--- Begin RECORDS TO USE ---

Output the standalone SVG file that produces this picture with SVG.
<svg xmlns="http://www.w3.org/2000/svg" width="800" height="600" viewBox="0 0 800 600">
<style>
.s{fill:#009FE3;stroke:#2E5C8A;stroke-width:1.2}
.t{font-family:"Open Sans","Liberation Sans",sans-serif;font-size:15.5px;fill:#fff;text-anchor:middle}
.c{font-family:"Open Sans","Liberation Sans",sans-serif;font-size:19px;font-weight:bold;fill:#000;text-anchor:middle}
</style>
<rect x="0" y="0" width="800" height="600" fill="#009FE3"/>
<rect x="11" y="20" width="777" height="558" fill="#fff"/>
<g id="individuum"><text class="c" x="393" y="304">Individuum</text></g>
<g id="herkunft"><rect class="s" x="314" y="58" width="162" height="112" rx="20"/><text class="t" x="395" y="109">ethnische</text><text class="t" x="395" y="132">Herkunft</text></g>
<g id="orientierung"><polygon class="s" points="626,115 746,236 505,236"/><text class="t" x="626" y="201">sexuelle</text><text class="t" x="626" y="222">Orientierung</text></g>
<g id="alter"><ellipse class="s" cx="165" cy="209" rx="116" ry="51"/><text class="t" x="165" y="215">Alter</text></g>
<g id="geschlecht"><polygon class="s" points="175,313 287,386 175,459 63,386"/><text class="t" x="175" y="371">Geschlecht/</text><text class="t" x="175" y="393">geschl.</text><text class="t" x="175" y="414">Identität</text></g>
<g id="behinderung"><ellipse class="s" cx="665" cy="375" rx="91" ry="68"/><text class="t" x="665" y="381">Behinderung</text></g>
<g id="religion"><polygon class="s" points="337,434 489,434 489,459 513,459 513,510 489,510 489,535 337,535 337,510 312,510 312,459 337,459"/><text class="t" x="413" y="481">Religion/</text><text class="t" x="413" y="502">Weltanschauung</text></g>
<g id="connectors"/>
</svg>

--- End RECORDS TO USE ---
--- Begin RECORDS TO USE ---

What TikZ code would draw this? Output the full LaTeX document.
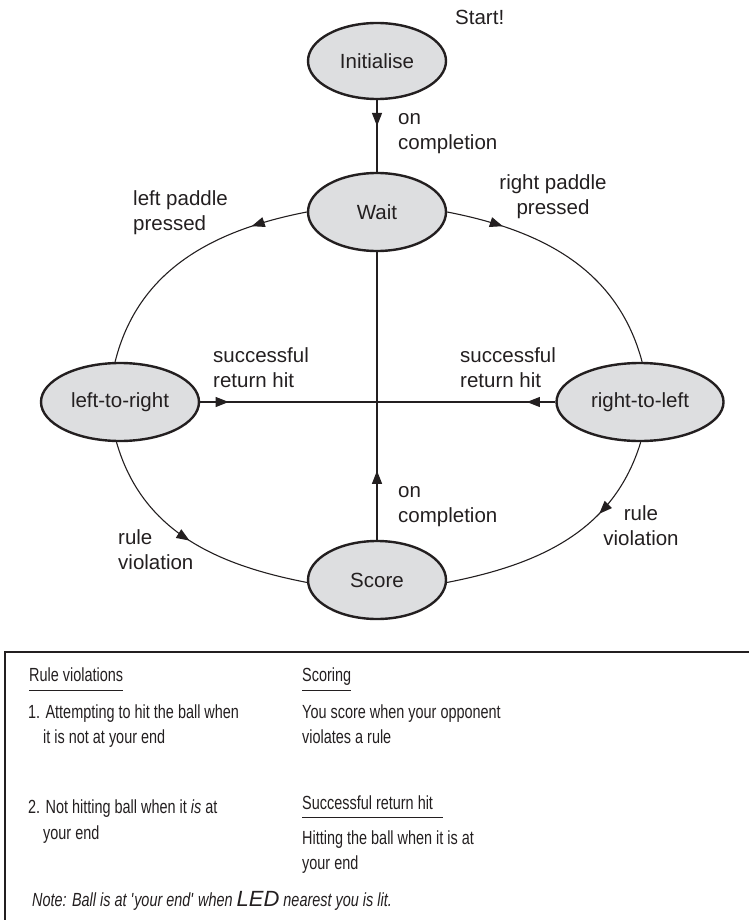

--- End RECORDS TO USE ---

[GOAL]
Extract all lines that hold the word "this".

[CORRECT OUTPUT]
Output the standalone SVG file that produces this picture with SVG.
What TikZ code would draw this? Output the full LaTeX document.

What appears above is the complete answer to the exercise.